Sukces, jaki Alvaro Soler odnotował pomiędzy 2015 a 2019 rokiem, z całą pewnością może zostać okrzyknięty sensacyjnym. Tuż po skończeniu studiów hiszpańsko-niemiecki artysta trafił na szczyty list przebojów w Europie i Ameryce Południowej oraz na światowe sceny.
W ciągu zaledwie czterech lat, ten 30-letni dziś muzyk, który mieszkał siedem lat w Tokio i mówi w sześciu językach, zdobył ponad 80 odznaczeń złotej i platynowej płyty, sprzedał na całym świecie 2 mln egzemplarzy albumów. Alvaro Soler dzielił scenę z Jennifer Lopez w Las Vegas i Miami, pełnił rolę trenera we włoskiej edycji “X Factor”, a także był gwiazdą hitu niemieckiej telewizji – “Sing meinen Song – das Tauschkonzert”.
Na tak olbrzymi sukces złożyło się mnóstwo pracy – nie dziwi więc, że w 2020 roku Alvaro postanowił wziąć krótki urlop.
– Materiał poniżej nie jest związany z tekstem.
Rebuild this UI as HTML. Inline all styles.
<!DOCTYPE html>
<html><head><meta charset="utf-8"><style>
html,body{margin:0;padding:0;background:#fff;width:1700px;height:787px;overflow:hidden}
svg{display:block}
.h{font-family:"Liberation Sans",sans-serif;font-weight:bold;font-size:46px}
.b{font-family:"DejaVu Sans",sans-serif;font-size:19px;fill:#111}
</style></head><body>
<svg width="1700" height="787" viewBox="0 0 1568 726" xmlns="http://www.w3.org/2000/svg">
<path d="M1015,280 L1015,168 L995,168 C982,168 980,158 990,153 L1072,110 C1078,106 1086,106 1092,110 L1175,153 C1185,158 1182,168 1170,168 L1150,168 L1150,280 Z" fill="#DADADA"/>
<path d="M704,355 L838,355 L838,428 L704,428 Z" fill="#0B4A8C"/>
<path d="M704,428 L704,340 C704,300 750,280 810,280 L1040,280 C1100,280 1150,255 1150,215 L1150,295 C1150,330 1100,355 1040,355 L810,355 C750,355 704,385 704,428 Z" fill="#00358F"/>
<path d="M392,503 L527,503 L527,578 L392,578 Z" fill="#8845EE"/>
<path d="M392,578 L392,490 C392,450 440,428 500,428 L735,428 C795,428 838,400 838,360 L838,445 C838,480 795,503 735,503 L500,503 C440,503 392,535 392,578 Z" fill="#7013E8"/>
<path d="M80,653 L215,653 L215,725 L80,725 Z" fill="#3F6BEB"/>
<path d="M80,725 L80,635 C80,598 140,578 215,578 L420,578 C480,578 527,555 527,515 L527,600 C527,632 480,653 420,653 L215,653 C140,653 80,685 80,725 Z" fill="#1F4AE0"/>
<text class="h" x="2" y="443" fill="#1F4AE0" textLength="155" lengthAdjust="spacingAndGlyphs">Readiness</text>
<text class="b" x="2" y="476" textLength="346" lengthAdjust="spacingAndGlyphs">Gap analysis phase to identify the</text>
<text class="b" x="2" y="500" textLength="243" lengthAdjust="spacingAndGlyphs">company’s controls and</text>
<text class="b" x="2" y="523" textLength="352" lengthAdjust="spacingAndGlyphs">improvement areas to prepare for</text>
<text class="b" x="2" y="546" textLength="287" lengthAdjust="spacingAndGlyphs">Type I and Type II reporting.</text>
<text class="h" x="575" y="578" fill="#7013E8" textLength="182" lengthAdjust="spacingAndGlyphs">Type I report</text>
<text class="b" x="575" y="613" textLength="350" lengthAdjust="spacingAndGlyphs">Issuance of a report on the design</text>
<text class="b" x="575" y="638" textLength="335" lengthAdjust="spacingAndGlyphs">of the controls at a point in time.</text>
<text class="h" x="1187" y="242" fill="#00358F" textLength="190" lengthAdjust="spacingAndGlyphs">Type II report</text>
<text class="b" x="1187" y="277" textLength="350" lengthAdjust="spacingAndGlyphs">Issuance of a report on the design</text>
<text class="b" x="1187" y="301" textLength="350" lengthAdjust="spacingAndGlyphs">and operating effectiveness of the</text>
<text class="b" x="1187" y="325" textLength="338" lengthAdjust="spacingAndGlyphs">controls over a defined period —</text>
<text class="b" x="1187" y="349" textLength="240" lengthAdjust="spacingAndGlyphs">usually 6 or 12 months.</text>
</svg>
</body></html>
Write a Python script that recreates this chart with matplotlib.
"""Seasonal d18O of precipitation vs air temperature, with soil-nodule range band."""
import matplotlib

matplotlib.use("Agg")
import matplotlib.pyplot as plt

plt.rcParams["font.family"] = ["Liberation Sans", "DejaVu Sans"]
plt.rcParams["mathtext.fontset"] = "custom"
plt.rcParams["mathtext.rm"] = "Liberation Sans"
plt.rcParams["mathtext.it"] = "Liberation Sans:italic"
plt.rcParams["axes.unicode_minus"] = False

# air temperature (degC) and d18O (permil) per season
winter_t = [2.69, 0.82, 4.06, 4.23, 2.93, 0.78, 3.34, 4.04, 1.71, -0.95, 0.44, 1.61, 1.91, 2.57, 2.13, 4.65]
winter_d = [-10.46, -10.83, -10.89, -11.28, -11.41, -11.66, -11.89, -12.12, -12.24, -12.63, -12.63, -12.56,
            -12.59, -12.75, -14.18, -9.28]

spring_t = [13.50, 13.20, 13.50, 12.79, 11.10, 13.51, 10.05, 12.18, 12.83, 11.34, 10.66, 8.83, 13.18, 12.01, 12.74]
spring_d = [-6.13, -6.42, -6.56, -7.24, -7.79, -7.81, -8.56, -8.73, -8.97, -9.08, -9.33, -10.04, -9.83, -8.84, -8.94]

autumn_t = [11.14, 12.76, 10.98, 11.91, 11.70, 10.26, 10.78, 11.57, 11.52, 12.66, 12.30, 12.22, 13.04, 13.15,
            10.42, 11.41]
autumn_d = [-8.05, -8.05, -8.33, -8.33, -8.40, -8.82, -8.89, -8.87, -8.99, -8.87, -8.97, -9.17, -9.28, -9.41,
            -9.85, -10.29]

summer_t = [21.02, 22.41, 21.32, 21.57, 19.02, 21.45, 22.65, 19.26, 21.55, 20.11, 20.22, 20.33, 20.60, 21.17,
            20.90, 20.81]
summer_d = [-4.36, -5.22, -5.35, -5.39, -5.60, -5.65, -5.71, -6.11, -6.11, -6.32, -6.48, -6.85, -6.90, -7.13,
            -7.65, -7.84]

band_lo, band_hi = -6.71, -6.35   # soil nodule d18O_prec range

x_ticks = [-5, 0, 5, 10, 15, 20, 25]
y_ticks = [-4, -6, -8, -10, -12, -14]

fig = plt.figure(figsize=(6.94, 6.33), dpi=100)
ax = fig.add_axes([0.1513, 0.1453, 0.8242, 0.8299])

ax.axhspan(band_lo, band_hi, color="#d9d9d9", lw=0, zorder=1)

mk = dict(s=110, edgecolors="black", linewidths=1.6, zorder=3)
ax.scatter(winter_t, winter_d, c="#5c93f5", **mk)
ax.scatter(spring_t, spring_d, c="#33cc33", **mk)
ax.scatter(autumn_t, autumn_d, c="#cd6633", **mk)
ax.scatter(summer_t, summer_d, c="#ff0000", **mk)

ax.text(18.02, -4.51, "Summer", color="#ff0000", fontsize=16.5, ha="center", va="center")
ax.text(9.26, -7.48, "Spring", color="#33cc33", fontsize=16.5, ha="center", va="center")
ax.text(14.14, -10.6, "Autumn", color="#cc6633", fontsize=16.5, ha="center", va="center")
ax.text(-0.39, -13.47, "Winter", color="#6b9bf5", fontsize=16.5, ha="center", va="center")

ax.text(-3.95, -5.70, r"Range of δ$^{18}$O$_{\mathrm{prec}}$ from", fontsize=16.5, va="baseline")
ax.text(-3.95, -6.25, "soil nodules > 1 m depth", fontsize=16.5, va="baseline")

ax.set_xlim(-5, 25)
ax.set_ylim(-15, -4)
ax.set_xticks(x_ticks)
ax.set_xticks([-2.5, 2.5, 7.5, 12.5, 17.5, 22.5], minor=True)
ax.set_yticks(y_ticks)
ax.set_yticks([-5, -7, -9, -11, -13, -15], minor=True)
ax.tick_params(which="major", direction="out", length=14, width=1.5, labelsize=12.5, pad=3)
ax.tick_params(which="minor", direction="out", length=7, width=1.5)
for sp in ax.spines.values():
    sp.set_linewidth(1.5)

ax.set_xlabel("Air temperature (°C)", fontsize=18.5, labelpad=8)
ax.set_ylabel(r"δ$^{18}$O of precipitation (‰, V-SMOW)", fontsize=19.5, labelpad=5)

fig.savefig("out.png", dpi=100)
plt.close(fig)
Rok bez ciągłego podróżowania, dwanaście miesięcy na wyciszenie, 365 dni na komponowanie nowych utworów. Jak wspomina artysta: “Przyznaję, że byłem trochę zmęczony. To była najpiękniejsza podróż mojego życia i czułem niesamowitą wdzięczność, ale z drugiej strony było to nieco słodko-gorzkie uczucie, bo praktycznie nie miałem życia prywatnego. Chciałem spędzić trochę czasu, zdobywając inne doświadczenia.”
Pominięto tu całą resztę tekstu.